Ahora, con 54 años, una mirada más curtida y la piel más llena de tatuajes, Arévalo mide el tiempo de otra manera. También todo lo que le permite el recetario japo-peruano. "Creo que ahora tengo platos mucho más conseguidos. Mi carta es más consistente y mi cocina es más redonda, sin llegar a la perfección. Todo tiene un equilibro y un porqué en cada producto elegido", reflexiona, a la vez que conjuga indistintamente verbos como afinar, probar y jugar.
Detrás de la barra, mientras prepara un nigiri con anguila, señala algunos de los aderezos con los que suele combinar los platillos que van desfilando delante de nuestros ojos: "Esto es ají amarillo y wasabi; estos son unos encurtidos de zanahoria, nabo y cebolla blanca; estas son unas setas en escabeche; esto es el kizami wasabi, una especie de vinagreta de ramas, hojas y tallos de wasabi; ahí tienes una confitura de jengibre; eso es un chimichurri de apio, shiso y huacatay".
Y no ha terminado, en los botes que hay a su izquierda se puede encontrar crema de rocoto, aceite de cilantro, salsa chifa, aceite de ajípanca, salsa de escabeche, un alioli de aceitunas peruanas, salsa anticucho y mil y un condimentos más. "Cada nigiri, como has podido ver, tiene su propia historia, salsas, aliños y fondos", comenta.

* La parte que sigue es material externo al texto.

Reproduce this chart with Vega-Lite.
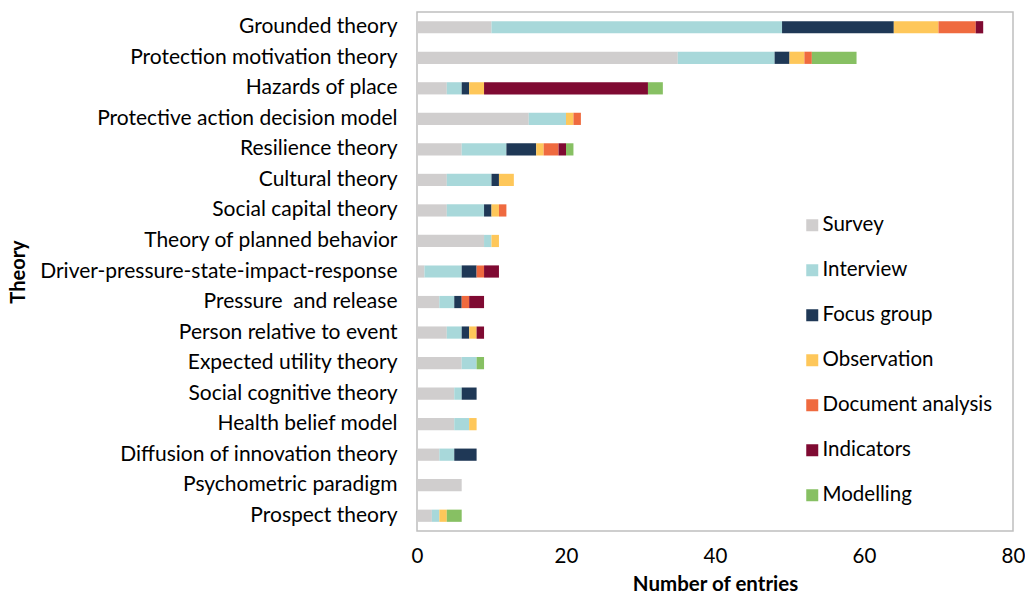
{
  "$schema": "https://vega.github.io/schema/vega-lite/v6.json",
  "autosize": {"type": "none"},
  "width": 596,
  "height": 519,
  "padding": {"left": 417, "top": 12, "right": 12, "bottom": 63},
  "background": "white",
  "config": {
    "font": "Lato",
    "view": {"stroke": "#BFBFBF", "strokeWidth": 1.5},
    "axis": {"labelFont": "Lato", "titleFont": "Lato", "labelColor": "#000", "titleColor": "#000", "domain": false, "ticks": false, "grid": false}
  },
  "data": {"values": [
    {"theory": "Grounded theory", "method": "Survey", "n": 10},
    {"theory": "Grounded theory", "method": "Interview", "n": 39},
    {"theory": "Grounded theory", "method": "Focus group", "n": 15},
    {"theory": "Grounded theory", "method": "Observation", "n": 6},
    {"theory": "Grounded theory", "method": "Document analysis", "n": 5},
    {"theory": "Grounded theory", "method": "Indicators", "n": 1},
    {"theory": "Protection motivation theory", "method": "Survey", "n": 35},
    {"theory": "Protection motivation theory", "method": "Interview", "n": 13},
    {"theory": "Protection motivation theory", "method": "Focus group", "n": 2},
    {"theory": "Protection motivation theory", "method": "Observation", "n": 2},
    {"theory": "Protection motivation theory", "method": "Document analysis", "n": 1},
    {"theory": "Protection motivation theory", "method": "Modelling", "n": 6},
    {"theory": "Hazards of place", "method": "Survey", "n": 4},
    {"theory": "Hazards of place", "method": "Interview", "n": 2},
    {"theory": "Hazards of place", "method": "Focus group", "n": 1},
    {"theory": "Hazards of place", "method": "Observation", "n": 2},
    {"theory": "Hazards of place", "method": "Indicators", "n": 22},
    {"theory": "Hazards of place", "method": "Modelling", "n": 2},
    {"theory": "Protective action decision model", "method": "Survey", "n": 15},
    {"theory": "Protective action decision model", "method": "Interview", "n": 5},
    {"theory": "Protective action decision model", "method": "Observation", "n": 1},
    {"theory": "Protective action decision model", "method": "Document analysis", "n": 1},
    {"theory": "Resilience theory", "method": "Survey", "n": 6},
    {"theory": "Resilience theory", "method": "Interview", "n": 6},
    {"theory": "Resilience theory", "method": "Focus group", "n": 4},
    {"theory": "Resilience theory", "method": "Observation", "n": 1},
    {"theory": "Resilience theory", "method": "Document analysis", "n": 2},
    {"theory": "Resilience theory", "method": "Indicators", "n": 1},
    {"theory": "Resilience theory", "method": "Modelling", "n": 1},
    {"theory": "Cultural theory", "method": "Survey", "n": 4},
    {"theory": "Cultural theory", "method": "Interview", "n": 6},
    {"theory": "Cultural theory", "method": "Focus group", "n": 1},
    {"theory": "Cultural theory", "method": "Observation", "n": 2},
    {"theory": "Social capital theory", "method": "Survey", "n": 4},
    {"theory": "Social capital theory", "method": "Interview", "n": 5},
    {"theory": "Social capital theory", "method": "Focus group", "n": 1},
    {"theory": "Social capital theory", "method": "Observation", "n": 1},
    {"theory": "Social capital theory", "method": "Document analysis", "n": 1},
    {"theory": "Theory of planned behavior", "method": "Survey", "n": 9},
    {"theory": "Theory of planned behavior", "method": "Interview", "n": 1},
    {"theory": "Theory of planned behavior", "method": "Observation", "n": 1},
    {"theory": "Driver-pressure-state-impact-response", "method": "Survey", "n": 1},
    {"theory": "Driver-pressure-state-impact-response", "method": "Interview", "n": 5},
    {"theory": "Driver-pressure-state-impact-response", "method": "Focus group", "n": 2},
    {"theory": "Driver-pressure-state-impact-response", "method": "Document analysis", "n": 1},
    {"theory": "Driver-pressure-state-impact-response", "method": "Indicators", "n": 2},
    {"theory": "Pressure\u00a0 and release", "method": "Survey", "n": 3},
    {"theory": "Pressure\u00a0 and release", "method": "Interview", "n": 2},
    {"theory": "Pressure\u00a0 and release", "method": "Focus group", "n": 1},
    {"theory": "Pressure\u00a0 and release", "method": "Document analysis", "n": 1},
    {"theory": "Pressure\u00a0 and release", "method": "Indicators", "n": 2},
    {"theory": "Person relative to event", "method": "Survey", "n": 4},
    {"theory": "Person relative to event", "method": "Interview", "n": 2},
    {"theory": "Person relative to event", "method": "Focus group", "n": 1},
    {"theory": "Person relative to event", "method": "Observation", "n": 1},
    {"theory": "Person relative to event", "method": "Indicators", "n": 1},
    {"theory": "Expected utility theory", "method": "Survey", "n": 6},
    {"theory": "Expected utility theory", "method": "Interview", "n": 2},
    {"theory": "Expected utility theory", "method": "Modelling", "n": 1},
    {"theory": "Social cognitive theory", "method": "Survey", "n": 5},
    {"theory": "Social cognitive theory", "method": "Interview", "n": 1},
    {"theory": "Social cognitive theory", "method": "Focus group", "n": 2},
    {"theory": "Health belief model", "method": "Survey", "n": 5},
    {"theory": "Health belief model", "method": "Interview", "n": 2},
    {"theory": "Health belief model", "method": "Observation", "n": 1},
    {"theory": "Diffusion of innovation theory", "method": "Survey", "n": 3},
    {"theory": "Diffusion of innovation theory", "method": "Interview", "n": 2},
    {"theory": "Diffusion of innovation theory", "method": "Focus group", "n": 3},
    {"theory": "Psychometric paradigm", "method": "Survey", "n": 6},
    {"theory": "Prospect theory", "method": "Survey", "n": 2},
    {"theory": "Prospect theory", "method": "Interview", "n": 1},
    {"theory": "Prospect theory", "method": "Observation", "n": 1},
    {"theory": "Prospect theory", "method": "Modelling", "n": 2}
  ]},
  "mark": {"type": "bar"},
  "encoding": {
    "y": {
      "field": "theory", "type": "nominal",
      "sort": ["Grounded theory", "Protection motivation theory", "Hazards of place", "Protective action decision model", "Resilience theory", "Cultural theory", "Social capital theory", "Theory of planned behavior", "Driver-pressure-state-impact-response", "Pressure\u00a0 and release", "Person relative to event", "Expected utility theory", "Social cognitive theory", "Health belief model", "Diffusion of innovation theory", "Psychometric paradigm", "Prospect theory"],
      "scale": {"paddingInner": 0.6, "paddingOuter": 0.3},
      "axis": {"title": "Theory", "titleFontSize": 20, "titleFontWeight": "bold", "labelFontSize": 21, "labelPadding": 20, "titleX": -399, "titleY": 259.5, "titleAlign": "center", "titleBaseline": "middle", "titleAngle": -90, "labelLimit": 500}
    },
    "x": {
      "field": "n", "type": "quantitative", "aggregate": "sum", "stack": "zero",
      "scale": {"domain": [0, 80], "nice": false},
      "axis": {"title": "Number of entries", "titleFontSize": 20.5, "titleFontWeight": "bold", "labelFontSize": 20.5, "labelPadding": 15, "values": [0, 20, 40, 60, 80], "titlePadding": 8, "labelFlush": false}
    },
    "color": {
      "field": "method", "type": "nominal",
      "scale": {
        "domain": ["Survey", "Interview", "Focus group", "Observation", "Document analysis", "Indicators", "Modelling"],
        "range": ["#D0CECE", "#A8D8DA", "#1F3856", "#FEC75A", "#EF6A3F", "#7F0A32", "#87C063"]
      },
      "legend": {
        "title": null, "orient": "none", "legendX": 385, "legendY": 203,
        "symbolType": "square", "symbolSize": 144, "symbolStrokeWidth": 0,
        "labelFontSize": 20.5, "labelFont": "Lato", "labelColor": "#000", "labelLimit": 400, "rowPadding": 24, "labelOffset": 0
      }
    },
    "order": {"field": "ord", "type": "quantitative"}
  },
  "transform": [
    {"lookup": "method", "from": {"data": {"values": [
      {"method": "Survey", "ord": 1}, {"method": "Interview", "ord": 2}, {"method": "Focus group", "ord": 3}, {"method": "Observation", "ord": 4}, {"method": "Document analysis", "ord": 5}, {"method": "Indicators", "ord": 6}, {"method": "Modelling", "ord": 7}
    ]}, "key": "method", "fields": ["ord"]}}
  ]
}
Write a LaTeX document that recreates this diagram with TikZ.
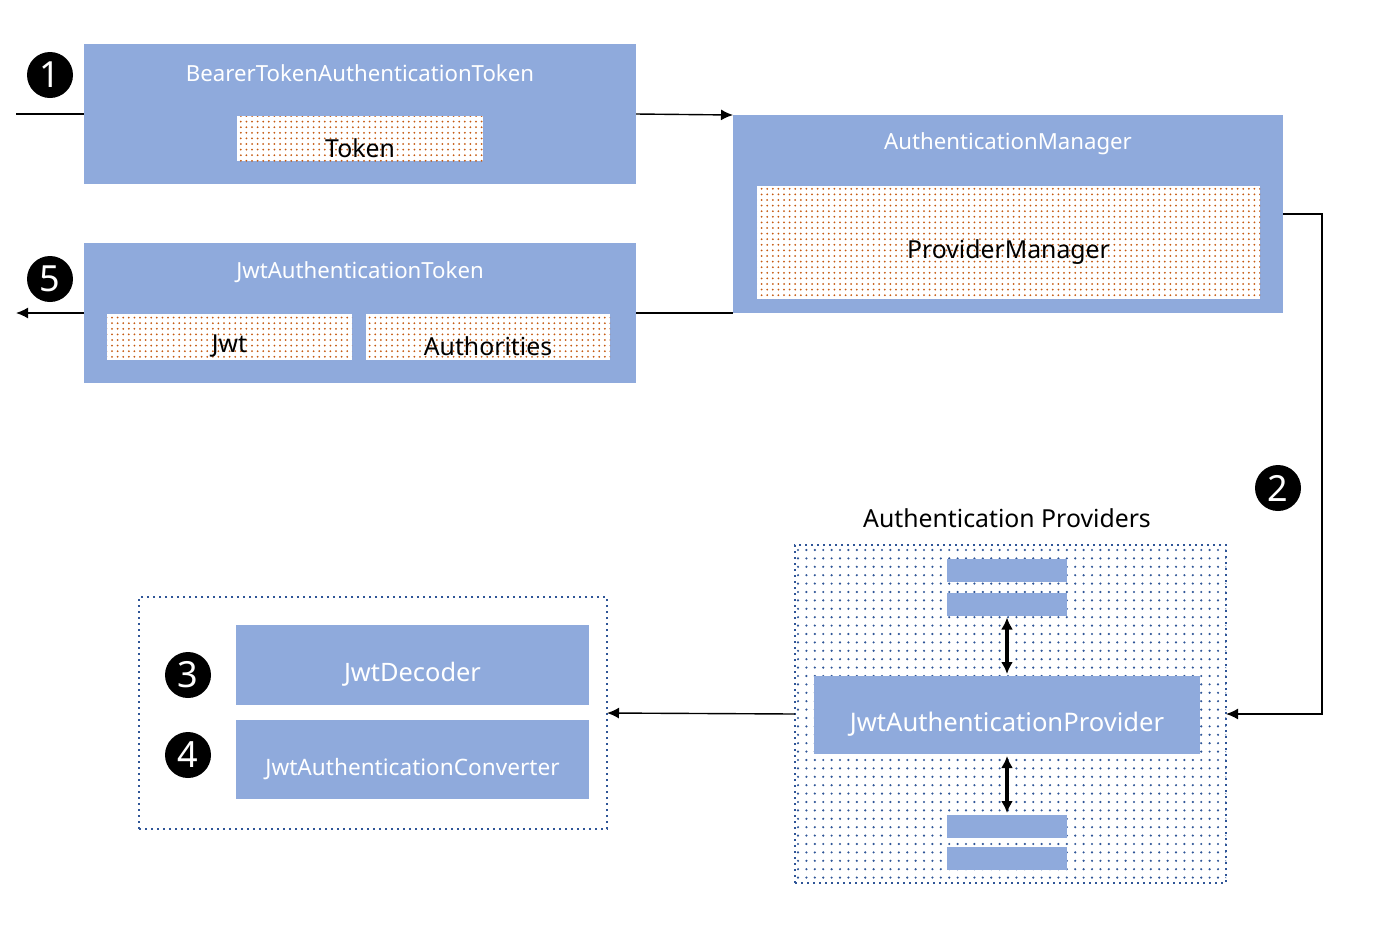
\documentclass[tikz,border=0pt]{standalone}
\usepackage{fontspec}
\setmainfont{Noto Sans}
\usetikzlibrary{positioning,calc,arrows.meta,patterns.meta}
\definecolor{boxblue}{HTML}{8FAADC}
\definecolor{dotorange}{HTML}{C55A11}
\definecolor{dotblue}{HTML}{2F5597}
\tikzset{bbox/.style={draw=none, fill=boxblue, inner sep=0, outer sep=0}}
\tikzset{obox/.style={inner sep=0, outer sep=0, preaction={fill=white}, pattern={Dots[distance=2.8pt, radius=0.5pt]}, pattern color=dotorange}}
\tikzset{pbox/.style={inner sep=0, outer sep=0, draw=dotblue, line width=1pt, dotted}}
\tikzset{ttl/.style={text=white, font=\fontsize{11.1}{13}\selectfont}}
\tikzset{lbl/.style={text=black, font=\fontsize{12.4}{14}\selectfont}}
\tikzset{num/.style={circle, fill=black, text=white, inner sep=0, minimum size=23pt, font=\fontsize{18}{18}\selectfont}}
\tikzset{arr/.style={draw, line width=0.7pt, -{Latex[length=6pt,width=5.5pt]}}}
\tikzset{arr2/.style={draw, line width=1.6pt, {Latex[length=6pt,width=6pt]}-{Latex[length=6pt,width=6pt]}, shorten <=1pt, shorten >=1pt}}
\begin{document}
\begin{tikzpicture}[x=0.5pt, y=-0.5pt]
	\useasboundingbox (0,0) rectangle (1376,928);
	% tokens
	\node[bbox, minimum width=276pt, minimum height=70pt] (BT) at (360,114) {};
	\node[ttl] (BTt) at (360,73) {BearerTokenAuthenticationToken};
	\node[obox, minimum width=123pt, minimum height=22.5pt] (TK) at (360,138.5) {};
	\node[lbl] (TKt) at (360,148) {Token};
	\node[bbox, minimum width=276pt, minimum height=70pt] (JT) at (360,313) {};
	\node[ttl] (JTt) at (360,272) {JwtAuthenticationToken};
	\node[obox, minimum width=122.5pt, minimum height=23pt] (JW) at (229.5,337) {};
	\node[lbl] (JWt) at (229.5,346) {Jwt};
	\node[obox, minimum width=122pt, minimum height=23pt] (AU) at (488,337) {};
	\node[lbl] (AUt) at (488,346) {Authorities};
	% manager
	\node[bbox, minimum width=275pt, minimum height=99pt] (AM) at (1008,214) {};
	\node[ttl] (AMt) at (1008,144) {AuthenticationManager};
	\node[obox, minimum width=251.5pt, minimum height=56.5pt] (PM) at (1008.5,242.5) {};
	\node[lbl] (PMt) at (1008.5,252) {ProviderManager};
	% providers
	\node[lbl] (APt) at (1007,518) {Authentication Providers};
	\node[pbox, minimum width=215.5pt, minimum height=169pt, preaction={fill=white}, postaction={pattern={Dots[distance=4.2pt, radius=0.6pt]}, pattern color=dotblue}] (AP) at (1010.5,714) {};
	\foreach \yy/\nm in {570.5/B1, 604/B2, 826.5/B3, 858.5/B4}
		\node[bbox, minimum width=60pt, minimum height=11.5pt] (\nm) at (1007,\yy) {};
	\node[bbox, minimum width=193pt, minimum height=39pt] (JP) at (1007,715) {};
	\node[ttl, font=\fontsize{12.8}{14}\selectfont] (JPt) at (1007,724) {JwtAuthenticationProvider};
	\draw[arr2] (B2.south) -- (JP.north);
	\draw[arr2] (JP.south) -- (B3.north);
	% decoder / converter
	\node[pbox, minimum width=234pt, minimum height=116pt, fill=white] (LB) at (373,713) {};
	\node[bbox, minimum width=176.5pt, minimum height=40pt] (JD) at (412.5,665) {};
	\node[ttl, font=\fontsize{12.7}{14}\selectfont] (JDt) at (412.5,674) {JwtDecoder};
	\node[bbox, minimum width=176.5pt, minimum height=39.5pt] (JC) at (412.5,759.5) {};
	\node[ttl, font=\fontsize{11.3}{13}\selectfont] (JCt) at (412.5,769) {JwtAuthenticationConverter};
	% steps
	\node[num] (n1) at (50,75) {1};
	\node[num] (n2) at (1278,488) {2};
	\node[num] (n3) at (188,675) {3};
	\node[num] (n4) at (188,755) {4};
	\node[num] (n5) at (50,279) {5};
	% flow
	\coordinate (in) at (16,114);
	\coordinate (out) at (16,313);
	\coordinate (c2) at (1322,214);
	\draw[line width=0.7pt] (in) -- (BT.west);
	\draw[arr] (BT.east) -- (AM.north west);
	\draw[arr] (AM.east) -- (c2) |- (AP.east);
	\draw[arr] (AP.west) -- (LB.east);
	\draw[line width=0.7pt] (AM.south west) -- (JT.east);
	\draw[arr] (JT.west) -- (out);
\end{tikzpicture}
\end{document}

La pareja que hay sentada a mi lado le mira con la boca abierta. Arévalo, tranquilo y sosegado, lo mismo relata la historia de cómo se creó su famoso nigiri de calamar y mantequilla, como está atento a una comanda donde falta ponzu. "No me aburro, aunque ahora me está dando por pensar en buscar otro local, algo más pequeño, donde esté yo solo", dice sonriente.